Richard Baron: We try to find organizations in these local communities that are willing to take our kids, offer courses. We’ve introduced walking clubs and biking clubs, and we’ve got our families thinking about nutrition, and [for] the children, fitness and other options besides football and basketball. We have a lot of teams in our communities.

It’s all about place-making, and we’ve used the vehicle of housing. We just opened up an early child care center in St. Louis, the Flance Center down in Murphy Park. It’s the last piece of this project that I started back in ’93, ’94. We get these kids from zero to four, and we can track them on through, we’ve got a real shot with them.

Keli Tianga: How do you follow them?

Richard Baron: Urban Strategies does. We have a whole demographic system now, and so we’re tracking these kids as far as we can. I just was in St. Louis last week, and a young reporter for the St. Louis Post-Dispatch came by. She was one of our first students at the Jefferson School. And she said, “Mr. Baron, I was in the fourth grade when you came and talked about what was going to happen here.”

It takes one kid like that, just one. It’s all worth it, because that’s really where you see it.
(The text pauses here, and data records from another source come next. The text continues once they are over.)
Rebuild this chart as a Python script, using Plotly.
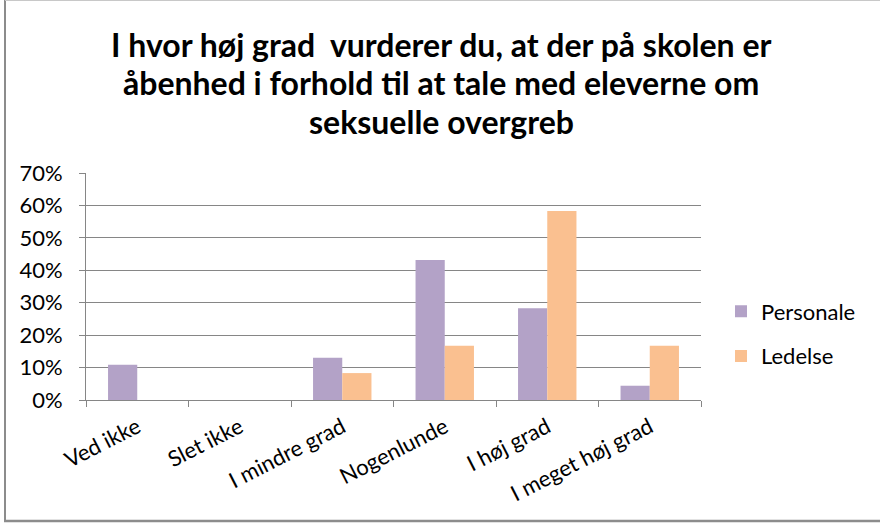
import plotly.graph_objects as go

categories = ["Ved ikke", "Slet ikke", "I mindre grad", "Nogenlunde", "I høj grad", "I meget høj grad"]
personale = [0.109, 0.0, 0.130, 0.432, 0.283, 0.044]
ledelse = [0.0, 0.0, 0.083, 0.167, 0.583, 0.167]
y_ticks = [0, 0.1, 0.2, 0.3, 0.4, 0.5, 0.6, 0.7]
title_lines = [
    "I hvor høj grad  vurderer du, at der på skolen er",
    "åbenhed i forhold til at tale med eleverne om",
    "seksuelle overgreb",
]

W, H = 880, 524
L, R, T, B = 86, 701, 173, 400  # plot area in pixels

FONT = "Lato, Calibri, 'Open Sans', sans-serif"

fig = go.Figure()
fig.add_trace(go.Bar(name="Personale", x=categories, y=personale,
                     marker=dict(color="#b3a2c7", line=dict(width=0)),
                     legendgroup="p"))
fig.add_trace(go.Bar(name="Ledelse", x=categories, y=ledelse,
                     marker=dict(color="#fac090", line=dict(width=0)),
                     legendgroup="l"))

def px_x(x):
    return (x - L) / (R - L)

def px_y(y):
    return (B - y) / (B - T)

# title, one annotation per line so the line spacing can be set exactly
title_y = [44, 82, 121]
annotations = [
    dict(text=f"<b>{line}</b>", xref="paper", yref="paper",
         x=px_x(441), y=px_y(yc), xanchor="center", yanchor="middle",
         showarrow=False, font=dict(family=FONT, size=32, color="#000000"))
    for line, yc in zip(title_lines, title_y)
]

fig.update_layout(
    width=W, height=H,
    margin=dict(l=L, r=W - R, t=T, b=H - B, pad=0),
    paper_bgcolor="white", plot_bgcolor="white",
    barmode="group", bargap=0.43, bargroupgap=0,
    font=dict(family=FONT, color="#000000", size=22),
    annotations=annotations,
    xaxis=dict(
        tickson="boundaries", ticks="outside", ticklen=6, tickcolor="#868686",
        showline=True, linecolor="#868686", linewidth=1,
        tickangle=-27, tickfont=dict(size=22, family=FONT),
        ticklabelstandoff=5,
        showgrid=False, automargin=False,
    ),
    yaxis=dict(
        range=[0, 0.7], tickvals=y_ticks, tickformat=".0%",
        ticks="outside", ticklen=6, tickcolor="#868686",
        showline=True, linecolor="#868686", linewidth=1,
        showgrid=True, gridcolor="#868686", gridwidth=1,
        tickfont=dict(size=22, family=FONT), ticklabelstandoff=12,
        zeroline=False, automargin=False,
    ),
    legend=dict(
        x=px_x(721), xanchor="left", y=px_y(334), yanchor="middle",
        font=dict(size=22, family=FONT), traceorder="grouped",
        tracegroupgap=13, itemwidth=30, bgcolor="rgba(0,0,0,0)",
    ),
    shapes=[
        dict(type="line", xref="paper", yref="paper",
             x0=px_x(5), x1=px_x(5), y0=px_y(0), y1=px_y(522),
             line=dict(color="#8c8c8c", width=2)),
        dict(type="line", xref="paper", yref="paper",
             x0=px_x(4), x1=px_x(880), y0=px_y(521), y1=px_y(521),
             line=dict(color="#8c8c8c", width=2.5)),
        dict(type="line", xref="paper", yref="paper",
             x0=px_x(5), x1=px_x(880), y0=px_y(0.5), y1=px_y(0.5),
             line=dict(color="#c8c8c8", width=1)),
    ],
)

fig.write_html("out.html")
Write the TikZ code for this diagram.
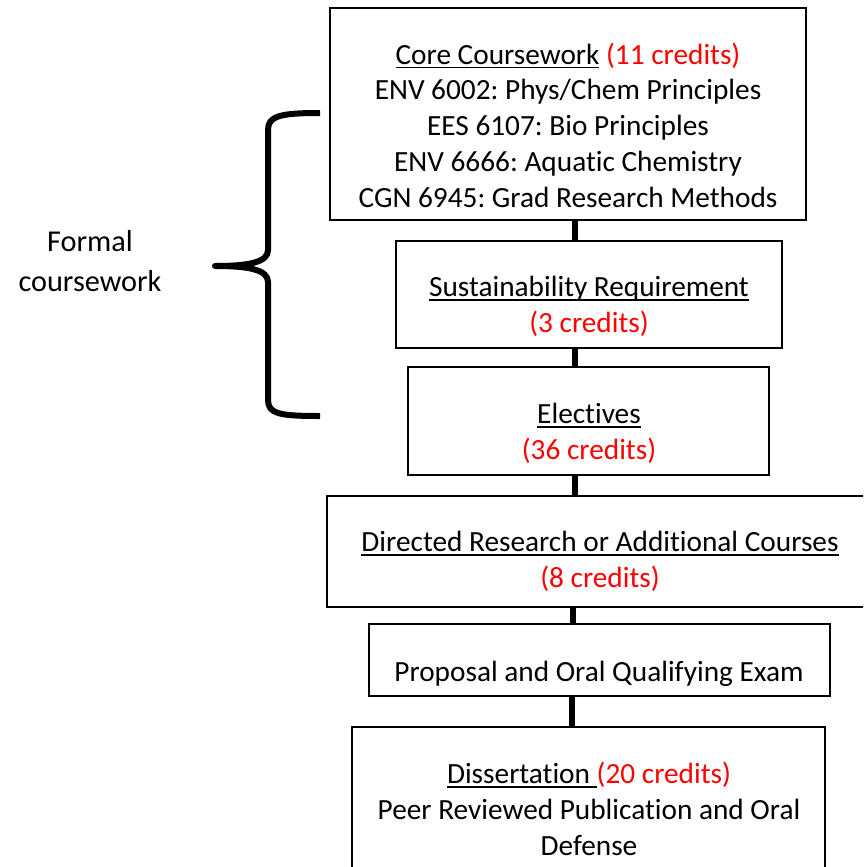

I got [a call] last year from a woman in Atlanta in Centennial Place, which was the first mixed-finance Hope VI that Cisneros did. She was on the planning committee, and she called to tell me that she had a daughter who was graduating from Georgia Tech. She said, “Mr. Baron, I remember when you had us in that room, and you told everybody that the most important thing that was going to come out of Hope VI was the schools. I never forgot. If you hadn’t done that, my kids would probably be locked up today.”

Harold Simon: So, how do you start to institutionalize this view? If it isn’t at the federal level, are there state-level possibilities?
Richard Baron: There’s nothing about the fragmentation of government that’s any different today than it has ever been. The opportunity to find an opening happens very infrequently. It happened with Henry Cisneros with Hope VI. If you get a creative governor, you can get certain things done.

It’s just in the nature of the system. If you If you don’t have any real advocates for the kinds of things that you’re particularly interested in, then chances are they’re not going to be addressed.

We went down to Galveston after [Hurricane] Ike, got into a huge battle down there with the Tea Party and everybody else that didn’t want to see public housing come back, or mixed-income housing. They went into federal court against us. It was a battle royale down there, I just wasn’t going to stop. I’m too old and ornery, and I’m a ’60s guy. I’m not leaving.

Finally the state, to their credit, funded this, and it’s going to be great. The units look terrific.